WHAT THE TASK ASKS:
Return all lines where the word "Output" can be found.

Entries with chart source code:
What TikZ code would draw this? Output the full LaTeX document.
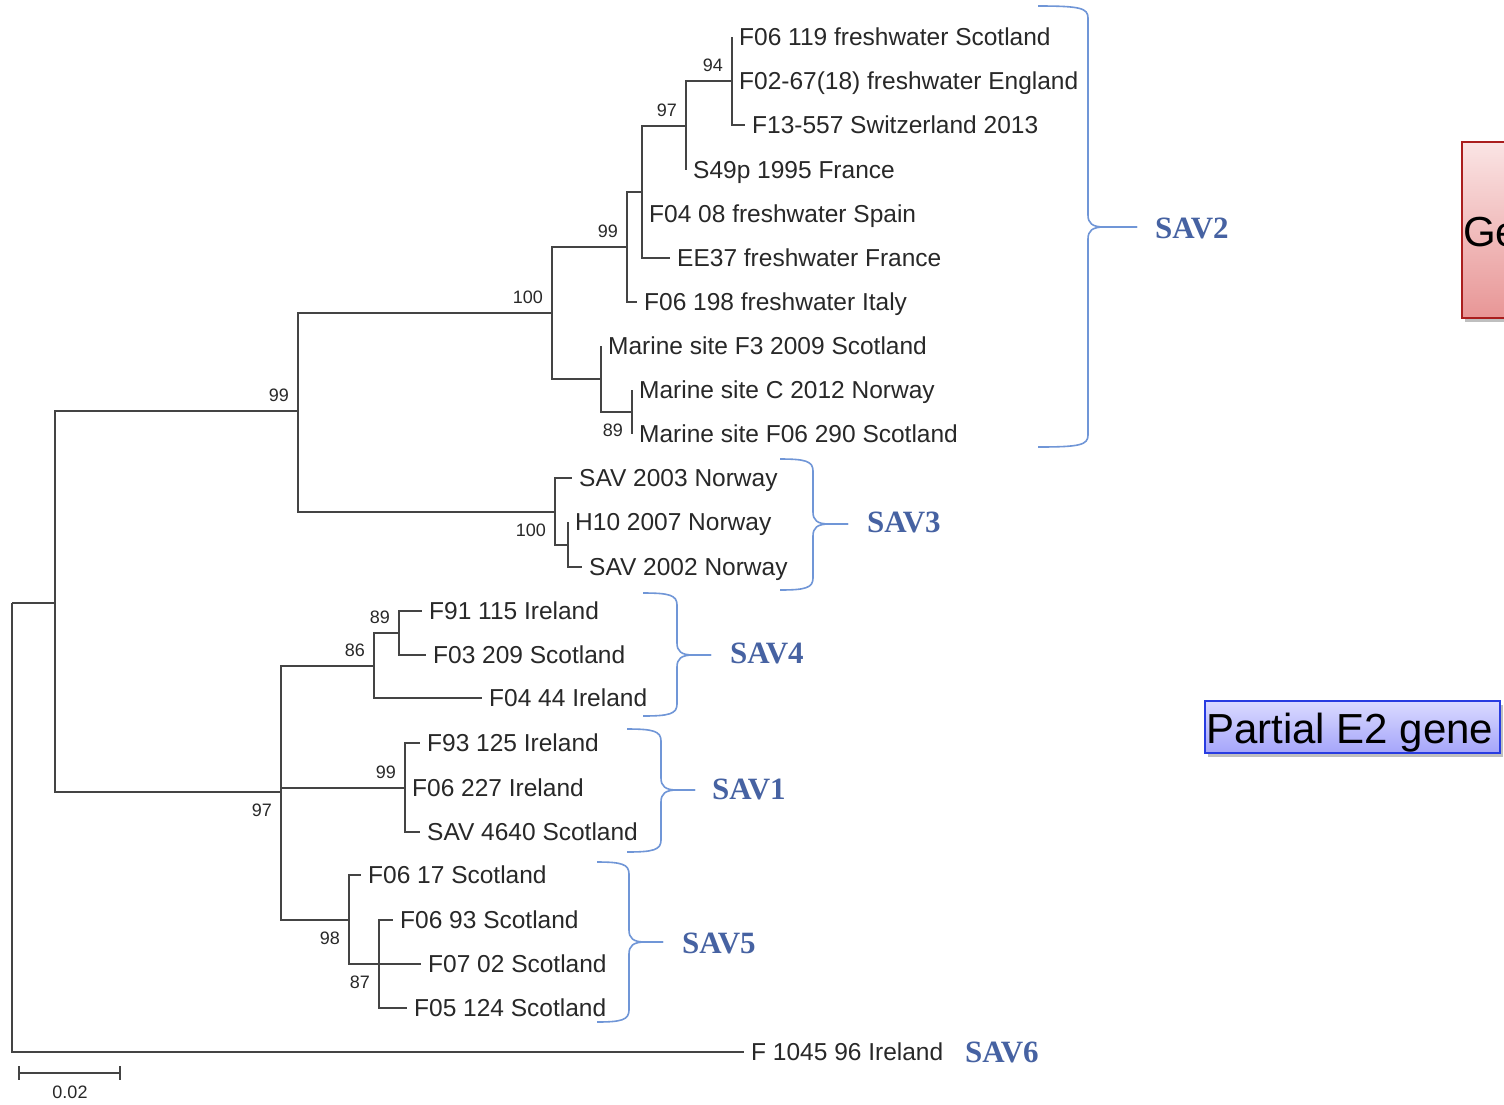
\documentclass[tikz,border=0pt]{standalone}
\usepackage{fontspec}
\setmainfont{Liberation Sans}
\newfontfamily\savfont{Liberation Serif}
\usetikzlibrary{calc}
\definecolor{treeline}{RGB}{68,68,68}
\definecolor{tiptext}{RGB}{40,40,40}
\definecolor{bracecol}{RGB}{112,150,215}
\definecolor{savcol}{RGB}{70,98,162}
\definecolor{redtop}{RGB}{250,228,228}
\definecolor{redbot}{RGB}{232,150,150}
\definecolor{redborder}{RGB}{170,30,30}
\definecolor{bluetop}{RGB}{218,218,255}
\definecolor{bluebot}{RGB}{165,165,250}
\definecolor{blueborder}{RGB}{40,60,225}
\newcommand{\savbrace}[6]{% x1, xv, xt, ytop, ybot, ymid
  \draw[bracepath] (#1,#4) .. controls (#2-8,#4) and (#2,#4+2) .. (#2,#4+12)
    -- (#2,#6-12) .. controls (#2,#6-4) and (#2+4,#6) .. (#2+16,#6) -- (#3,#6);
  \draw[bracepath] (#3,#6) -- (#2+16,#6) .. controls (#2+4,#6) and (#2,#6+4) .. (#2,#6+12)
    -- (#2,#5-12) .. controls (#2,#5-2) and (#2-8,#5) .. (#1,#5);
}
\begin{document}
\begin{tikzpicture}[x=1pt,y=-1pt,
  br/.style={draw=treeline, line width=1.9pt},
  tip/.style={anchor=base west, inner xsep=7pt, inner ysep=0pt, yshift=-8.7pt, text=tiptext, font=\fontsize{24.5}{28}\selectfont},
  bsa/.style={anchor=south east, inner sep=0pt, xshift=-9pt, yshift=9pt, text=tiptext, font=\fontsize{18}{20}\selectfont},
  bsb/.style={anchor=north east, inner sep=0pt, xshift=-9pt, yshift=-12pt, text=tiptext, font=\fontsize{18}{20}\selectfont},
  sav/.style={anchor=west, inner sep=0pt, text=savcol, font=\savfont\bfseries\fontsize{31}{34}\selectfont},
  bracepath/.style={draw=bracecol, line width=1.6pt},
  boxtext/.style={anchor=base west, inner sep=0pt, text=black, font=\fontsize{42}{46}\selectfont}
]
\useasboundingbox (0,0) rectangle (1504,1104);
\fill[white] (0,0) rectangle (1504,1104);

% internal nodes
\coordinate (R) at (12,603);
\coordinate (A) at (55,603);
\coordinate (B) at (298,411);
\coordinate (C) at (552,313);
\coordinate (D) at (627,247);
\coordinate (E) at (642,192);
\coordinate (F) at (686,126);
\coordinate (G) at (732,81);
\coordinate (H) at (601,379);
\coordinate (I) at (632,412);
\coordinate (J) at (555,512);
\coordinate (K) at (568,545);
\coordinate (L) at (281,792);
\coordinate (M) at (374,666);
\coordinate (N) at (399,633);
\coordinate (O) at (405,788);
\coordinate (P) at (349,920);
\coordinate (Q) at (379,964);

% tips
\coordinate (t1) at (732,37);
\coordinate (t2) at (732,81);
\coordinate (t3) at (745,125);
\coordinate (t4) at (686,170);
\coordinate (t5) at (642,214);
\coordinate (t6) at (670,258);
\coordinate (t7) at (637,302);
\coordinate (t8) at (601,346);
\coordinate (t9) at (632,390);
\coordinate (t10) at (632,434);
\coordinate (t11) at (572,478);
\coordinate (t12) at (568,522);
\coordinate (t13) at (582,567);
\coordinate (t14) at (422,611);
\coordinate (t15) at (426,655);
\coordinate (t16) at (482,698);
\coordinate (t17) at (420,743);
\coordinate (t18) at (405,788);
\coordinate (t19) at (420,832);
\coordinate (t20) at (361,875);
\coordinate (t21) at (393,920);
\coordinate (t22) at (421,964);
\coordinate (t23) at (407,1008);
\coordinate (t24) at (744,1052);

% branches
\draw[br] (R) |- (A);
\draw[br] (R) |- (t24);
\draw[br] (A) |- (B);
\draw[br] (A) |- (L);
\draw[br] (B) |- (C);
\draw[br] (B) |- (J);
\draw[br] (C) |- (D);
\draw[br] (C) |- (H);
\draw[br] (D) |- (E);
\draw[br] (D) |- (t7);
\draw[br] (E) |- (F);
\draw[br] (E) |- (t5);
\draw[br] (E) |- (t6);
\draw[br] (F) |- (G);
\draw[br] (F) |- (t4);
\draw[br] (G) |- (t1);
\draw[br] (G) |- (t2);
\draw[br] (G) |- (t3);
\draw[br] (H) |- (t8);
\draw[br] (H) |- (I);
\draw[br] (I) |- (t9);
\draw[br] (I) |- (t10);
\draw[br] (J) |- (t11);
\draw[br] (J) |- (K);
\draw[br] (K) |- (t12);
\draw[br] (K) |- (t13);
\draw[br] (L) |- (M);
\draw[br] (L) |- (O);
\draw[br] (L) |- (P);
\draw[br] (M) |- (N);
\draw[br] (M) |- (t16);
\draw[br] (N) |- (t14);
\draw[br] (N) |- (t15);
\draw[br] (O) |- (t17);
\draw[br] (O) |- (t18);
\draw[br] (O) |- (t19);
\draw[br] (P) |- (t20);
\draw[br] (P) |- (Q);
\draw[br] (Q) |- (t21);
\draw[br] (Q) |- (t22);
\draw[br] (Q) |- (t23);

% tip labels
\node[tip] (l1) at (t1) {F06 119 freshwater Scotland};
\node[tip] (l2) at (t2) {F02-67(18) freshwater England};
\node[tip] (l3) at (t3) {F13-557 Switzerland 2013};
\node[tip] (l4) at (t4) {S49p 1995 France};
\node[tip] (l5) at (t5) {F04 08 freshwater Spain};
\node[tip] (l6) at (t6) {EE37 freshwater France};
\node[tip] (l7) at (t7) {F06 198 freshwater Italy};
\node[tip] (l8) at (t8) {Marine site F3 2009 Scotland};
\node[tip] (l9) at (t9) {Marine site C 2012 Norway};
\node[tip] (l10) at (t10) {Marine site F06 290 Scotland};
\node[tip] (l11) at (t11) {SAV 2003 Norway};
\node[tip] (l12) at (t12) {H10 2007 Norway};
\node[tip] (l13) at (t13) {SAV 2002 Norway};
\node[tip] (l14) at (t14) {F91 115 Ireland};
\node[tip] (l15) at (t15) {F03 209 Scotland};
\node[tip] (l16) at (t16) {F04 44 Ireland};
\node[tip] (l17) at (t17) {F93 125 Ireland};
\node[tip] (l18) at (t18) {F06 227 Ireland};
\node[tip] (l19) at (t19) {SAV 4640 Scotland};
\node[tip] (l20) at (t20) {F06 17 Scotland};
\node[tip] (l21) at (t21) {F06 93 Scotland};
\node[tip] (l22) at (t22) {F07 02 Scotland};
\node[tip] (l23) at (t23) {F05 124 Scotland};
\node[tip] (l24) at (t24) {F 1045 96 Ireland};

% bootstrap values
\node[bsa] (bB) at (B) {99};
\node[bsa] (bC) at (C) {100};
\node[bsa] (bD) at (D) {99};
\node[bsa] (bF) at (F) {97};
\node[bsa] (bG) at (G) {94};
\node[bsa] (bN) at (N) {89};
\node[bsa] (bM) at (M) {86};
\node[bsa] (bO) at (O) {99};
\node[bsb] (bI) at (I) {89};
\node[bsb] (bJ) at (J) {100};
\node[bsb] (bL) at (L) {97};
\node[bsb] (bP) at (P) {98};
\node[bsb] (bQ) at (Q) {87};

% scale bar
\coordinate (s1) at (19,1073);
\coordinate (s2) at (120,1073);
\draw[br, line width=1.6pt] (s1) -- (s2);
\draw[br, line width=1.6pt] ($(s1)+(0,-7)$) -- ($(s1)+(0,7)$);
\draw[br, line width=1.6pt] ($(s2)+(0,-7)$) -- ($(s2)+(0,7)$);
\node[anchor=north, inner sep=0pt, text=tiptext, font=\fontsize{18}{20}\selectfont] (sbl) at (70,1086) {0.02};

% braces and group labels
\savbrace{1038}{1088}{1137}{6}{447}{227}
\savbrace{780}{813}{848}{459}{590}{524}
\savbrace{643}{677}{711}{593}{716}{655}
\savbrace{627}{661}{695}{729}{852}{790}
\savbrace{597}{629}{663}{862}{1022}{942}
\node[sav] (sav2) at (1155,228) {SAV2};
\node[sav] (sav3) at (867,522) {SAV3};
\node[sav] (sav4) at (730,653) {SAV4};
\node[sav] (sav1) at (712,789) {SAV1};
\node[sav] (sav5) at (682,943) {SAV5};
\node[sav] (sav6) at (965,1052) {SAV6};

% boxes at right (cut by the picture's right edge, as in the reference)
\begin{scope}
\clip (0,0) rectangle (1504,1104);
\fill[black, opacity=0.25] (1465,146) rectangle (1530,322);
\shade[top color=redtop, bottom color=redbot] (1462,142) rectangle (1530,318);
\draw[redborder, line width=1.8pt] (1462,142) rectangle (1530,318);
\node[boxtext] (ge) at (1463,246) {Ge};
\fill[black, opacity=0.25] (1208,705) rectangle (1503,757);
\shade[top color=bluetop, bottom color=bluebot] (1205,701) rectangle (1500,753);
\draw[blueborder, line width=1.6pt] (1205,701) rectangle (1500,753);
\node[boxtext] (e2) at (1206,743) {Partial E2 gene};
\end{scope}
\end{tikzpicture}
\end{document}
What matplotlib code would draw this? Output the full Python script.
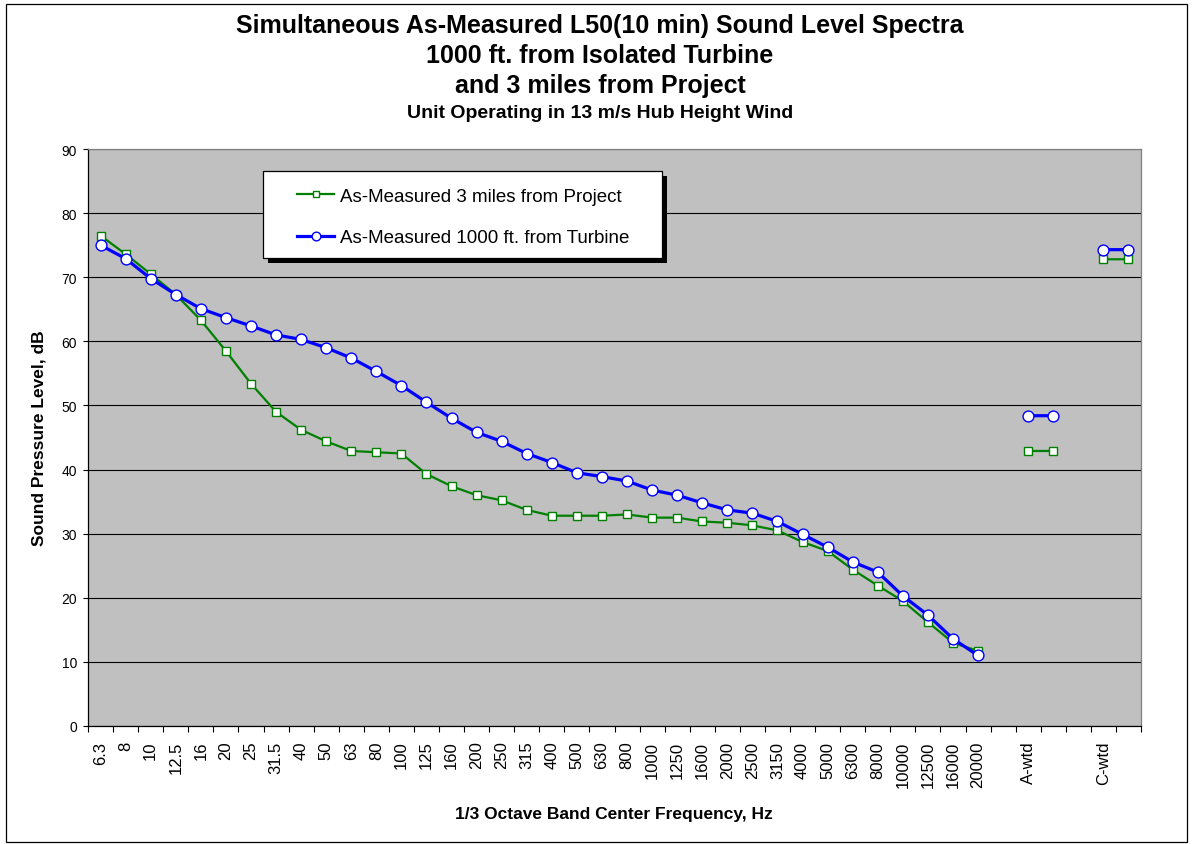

RESPONSE TO THIS TASK:
What TikZ code would draw this? Output the full LaTeX document.
What matplotlib code would draw this? Output the full Python script.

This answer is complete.